What you have to do. For each line of the data below that holds "this", copy the line.

==============================

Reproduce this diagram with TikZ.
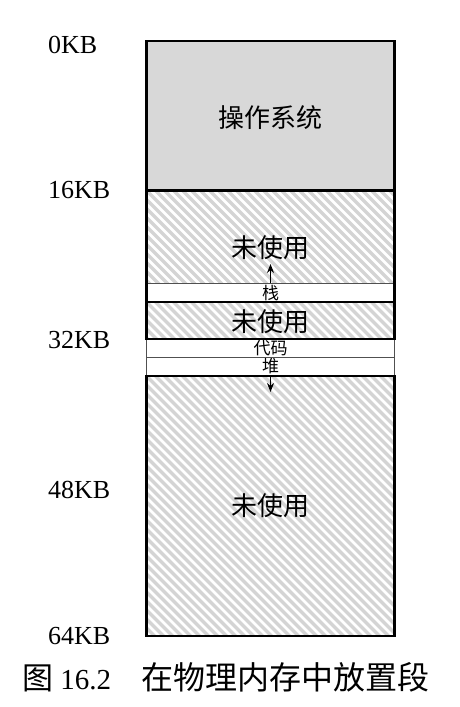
\documentclass[tikz,border=0pt]{standalone}
\usepackage{fontspec}
\setmainfont{Liberation Serif}
\newfontfamily\cjk{Noto Sans CJK SC}
\usetikzlibrary{arrows.meta}
\definecolor{osgray}{HTML}{D8D8D8}
\definecolor{hatchgray}{HTML}{D4D4D4}
\definecolor{thingray}{HTML}{505050}
\begin{document}
\begin{tikzpicture}[x=1pt,y=-1pt,
  region/.style={anchor=north west, inner sep=0pt, outer sep=0pt, minimum width=248pt},
  hatch/.style={fill=white, path picture={
      \foreach \i in {-32,...,30}
        \draw[hatchgray, line width=3.2pt]
          ([xshift=\i*9pt]path picture bounding box.north west) -- ++(300,300);}},
  thinline/.style={draw=thingray, line width=1pt},
  thickline/.style={draw=black, line width=2.2pt},
  bigtext/.style={font=\cjk\fontsize{26}{28}\selectfont, inner sep=0pt},
  smalltext/.style={font=\cjk\fontsize{17}{18}\selectfont, inner sep=0pt},
  kblabel/.style={font=\fontsize{26}{28}\selectfont, anchor=west, inner sep=0pt},
  growarrow/.style={line width=1.3pt, -{Stealth[length=9pt,width=7pt]}}
]
\useasboundingbox (0,0) rectangle (460,707);
% regions
\node[region, fill=osgray, minimum height=149.5pt] (os) at (146.5,41) {};
\node[region, hatch, minimum height=92.5pt] (unusedA) at (146.5,190.5) {};
\node[region, fill=white, thinline, minimum height=19pt] (stack) at (146.5,283) {};
\node[region, hatch, minimum height=37pt] (unusedB) at (146.5,302) {};
\node[region, fill=white, thinline, minimum height=18.5pt] (code) at (146.5,339) {};
\node[region, fill=white, thinline, minimum height=18.5pt] (heap) at (146.5,357.5) {};
\node[region, hatch, minimum height=260pt] (unusedC) at (146.5,376) {};
% borders
\draw[draw=black, line width=1.5pt] (unusedB.north west) -- (unusedB.north east);
\draw[thickline] (os.south west) -- (os.south east);
\draw[thickline] (os.north west) rectangle (unusedB.south east);
\draw[thickline] (unusedC.north west) rectangle (unusedC.south east);
% texts
\node[bigtext] (ostext) at (270.5,118) {操作系统};
\node[bigtext] (unusedAtext) at (270.5,248) {未使用};
\node[smalltext] (stacktext) at (270.5,293.5) {栈};
\node[bigtext] (unusedBtext) at (270.5,322) {未使用};
\node[smalltext] (codetext) at (270.5,348.5) {代码};
\node[smalltext] (heaptext) at (270.5,366.5) {堆};
\node[bigtext] (unusedCtext) at (270.5,506) {未使用};
% growth arrows
\coordinate (stacktip) at (270.5,264);
\coordinate (heaptip) at (270.5,392);
\draw[growarrow] (stack.north) -- (stacktip);
\draw[growarrow] (heap.south) -- (heaptip);
% address labels
\node[kblabel] (kb0) at (48,45) {0KB};
\node[kblabel] (kb16) at (48,190) {16KB};
\node[kblabel] (kb32) at (48,340) {32KB};
\node[kblabel] (kb48) at (48,490) {48KB};
\node[kblabel] (kb64) at (48,636) {64KB};
% caption
\node[anchor=west, inner sep=0pt, font=\fontsize{29}{31}\selectfont] (caption) at (22,677)
  {{\cjk\fontsize{31}{33}\selectfont 图} 16.2\hspace{1.05em}{\cjk\fontsize{32}{34}\selectfont 在物理内存中放置段}};
\end{tikzpicture}
\end{document}
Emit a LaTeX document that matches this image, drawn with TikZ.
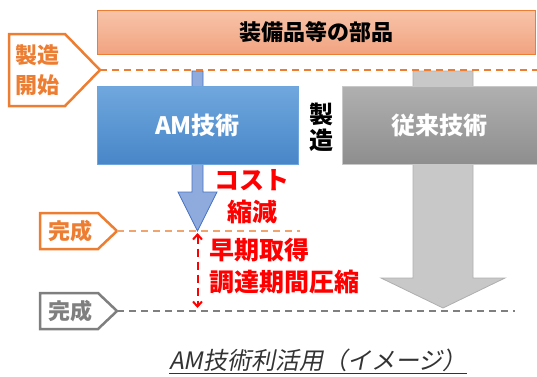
\documentclass[tikz,border=0pt]{standalone}
\usepackage{fontspec}
\setmainfont{Noto Sans CJK JP}
\newfontfamily\capfont[FakeSlant=0.2]{Noto Sans CJK JP}
\usetikzlibrary{positioning,arrows.meta}
\definecolor{signorange}{HTML}{ED7D31}
\definecolor{signgray}{HTML}{7F7F7F}
\definecolor{cutred}{HTML}{FF0000}
\definecolor{barblue}{RGB}{143,170,220}
\definecolor{barblueedge}{RGB}{68,114,196}
\definecolor{bargray}{RGB}{200,200,200}
\definecolor{bargrayedge}{RGB}{175,175,175}
\definecolor{amtop}{RGB}{112,168,222}
\definecolor{ambot}{RGB}{72,134,200}
\definecolor{amedge}{RGB}{110,165,220}
\definecolor{convtop}{RGB}{176,176,176}
\definecolor{convbot}{RGB}{142,142,142}
\definecolor{convedge}{RGB}{200,200,200}
\definecolor{parttop}{RGB}{248,196,170}
\definecolor{partbot}{RGB}{241,163,128}

\begin{document}
\begin{tikzpicture}[x=1pt,y=-1pt,>={Straight Barb[length=5pt,width=9pt]},
	partbar/.style={draw=signorange,line width=1pt,top color=parttop,bottom color=partbot,minimum width=438pt,minimum height=44pt,font=\fontsize{22}{26}\selectfont\bfseries},
	techbox/.style={draw=#1,line width=1pt,minimum height=78pt,text=white,font=\fontsize{24}{28}\selectfont\bfseries},
	signtext/.style={text=#1,align=center,font=\fontsize{22}{30}\selectfont\bfseries},
	signedge/.style={draw=#1,line width=2.5pt,fill=white,line join=miter},
	timeline/.style={draw=#1,line width=1.5pt,dash pattern=on 7pt off 5pt},
	redtext/.style={text=cutred,align=#1,font=\fontsize{25}{32}\selectfont\bfseries}]
	\useasboundingbox (0,0) rectangle (537,376);

	% block arrows behind the boxes
	\path[fill=barblue, draw=barblueedge, line width=.8pt]
		(192,71) -- (203,71) -- (203,192) -- (217,192) -- (197.5,231) -- (178,192) -- (192,192) -- cycle;
	\path[fill=bargray, draw=bargrayedge, line width=.8pt]
		(413,71) -- (473,71) -- (473,278) -- (505,278) -- (443,308) -- (381,278) -- (413,278) -- cycle;

	\node[partbar] (parts) at (316,32) {装備品等の部品};
	\node[techbox=amedge, top color=amtop, bottom color=ambot, minimum width=201pt] (am) at (197.5,125) {AM技術};
	\node[techbox=convedge, top color=convtop, bottom color=convbot, minimum width=195pt] (conv) at (439.5,125) {従来技術};
	\node[align=center,font=\fontsize{24}{26}\selectfont\bfseries] (make) at (321,127) {製\\造};

	% signs on the left
	\path[signedge=signorange] (9,34) -- (65,34) -- (100,70) -- (65,106) -- (9,106) -- cycle;
	\node[signtext=signorange] (start) at (37,70) {製造\\開始};
	\path[signedge=signorange] (40,213) -- (98,213) -- (117,231) -- (98,249) -- (40,249) -- cycle;
	\node[signtext=signorange] (amdone) at (70,231) {完成};
	\path[signedge=signgray] (40,293) -- (98,293) -- (117,311) -- (98,329) -- (40,329) -- cycle;
	\node[signtext=signgray] (convdone) at (70,311) {完成};

	\coordinate (starttip) at (100,70);
	\coordinate (startend) at (537,70);
	\coordinate (amtip) at (117,231);
	\coordinate (amend) at (300,231);
	\coordinate (convtip) at (117,311);
	\coordinate (convend) at (515,311);
	\draw[timeline=signorange] (starttip) -- (startend);
	\draw[timeline=signorange!70!white] (amtip) -- (amend);
	\draw[timeline=signgray] (convtip) -- (convend);

	% gain
	\coordinate (gaintop) at (197.5,233);
	\coordinate (gainbot) at (197.5,308);
	\draw[<->,draw=cutred,line width=2pt,dash pattern=on 8pt off 5pt] (gaintop) -- (gainbot);
	\node[redtext=center] (cost) at (252,197) {コスト\\縮減};
	\node[redtext=left,anchor=west] (lead) at (206,266) {早期取得\\調達期間圧縮};

	\node[text=black!80,font=\capfont\fontsize{24}{26}\selectfont] (caption) at (318,361) {\underline{AM技術利活用（イメージ）}};
\end{tikzpicture}
\end{document}
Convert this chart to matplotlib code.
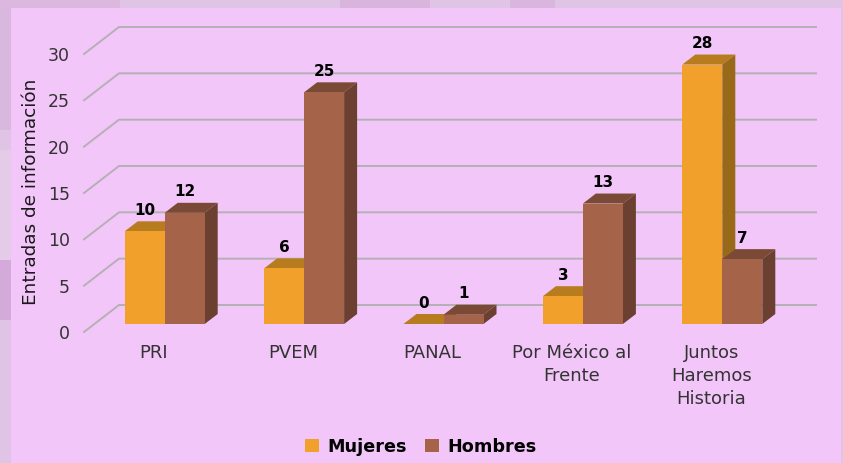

==============================

Reply.
Reproduce this diagram with TikZ.
Emit a LaTeX document that matches this image, drawn with TikZ.
Convert this chart to matplotlib code.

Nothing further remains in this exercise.